日本国債の格付けが先進国の中では最低になりました。政府関係者はこの格下げに否定的なコメントを出しているけれど、本当に国債を購入しても大丈夫なの? (質問)日本国債の格付けが下がっていると聞きますが、国債を買っても大丈夫なのでしょうか? (回答)格付けは、民間の格付会社が独自の判断で行っているものであり、日本政府として、各社の判断の是非についてコメントは致しません。
また日本国債の格付けが下げられました。米国の大手格付け会社、スタンダード&プアーズは4月15日、日本の外貨建て及び円建て長期国債の格付けを現行の「AA」から「AAマイナス」に1段階格下げとしました。今回の降格で、日本国債の格付けは先進7カ国(G7)では、単独で最も低いものとなり、キプロス、マルタ、チェコと同格となりました。
今回も過去の格下げの時と同じく、政府関係者からは格下に対し「民間機関が勝手に出している格付けなので関与しない」、あるいは「実状を反映していない」、といった否定的なコメントが多く出ています。

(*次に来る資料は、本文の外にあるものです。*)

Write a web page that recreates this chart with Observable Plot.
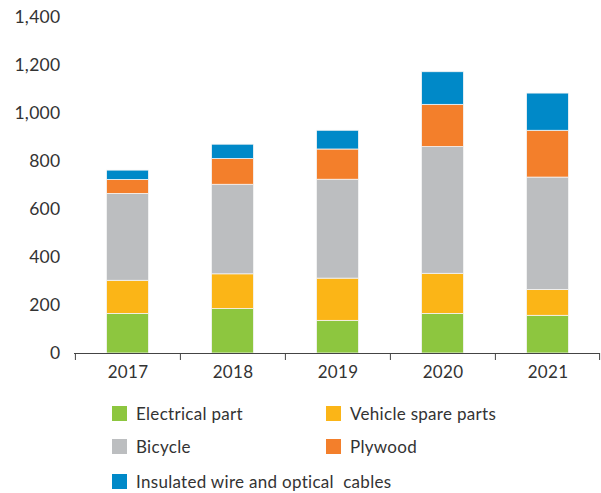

財務省のホームページを見てみると次のような質疑応答が掲載されていました。
いずれにしても、国債は、その利子や償還元本の支払いを日本国政府が約束するものであり、あらゆる金融商品の中で最も信用力が高いものとして、安心してご購入いただけます。
とあります。
確かに通貨を供給する権限を持った日本の政府が円建ての債務の支払不履行に陥る可能性は非常に低いと思われます。従って厳密には債券の発行者が債務不履行となるデフォルトリスクは低いかもしれません。しかし国債を購入する投資家にとってもう一つの大きなリスク、即ちインフレリスクを考えると我が国の置かれている現状は決して楽観視できるものではありません。
最近、景気対策・デフレ対策からインフレターゲット導入といった話がちらほら聞かれます。巨大な財政赤字に苦しむ政府が過去より一般的に用いる手段はインフレの促進による公共債務の軽減化です。従って、政治改革、構造改革、景気回復が達成できない場合、インフレのリスクが高まってくる訳です。今回の格下げもこの点に焦点が当てられています。
債券の保有者にとって発行体が債務不履行に陥るリスクも重大ですが、満期に償還された債券の購買力が利回りを上回るインフレの加速によって低下してしまえば実際には損失を被ることになってしまいます。
これまではデフレが進行した結果、表面利率は低いものの、購買力の維持・増長の点からは日本国債は悪い投資商品ではなかったのかもしれません。しかし将来については慎重に検討を行う必要があり、今回の格下げの警鐘に注意を払う必要があるのではないでしょうか。
※本稿は私個人の意見であり、アイエヌジー投信(株)の見解またはそれを代弁するものではありません。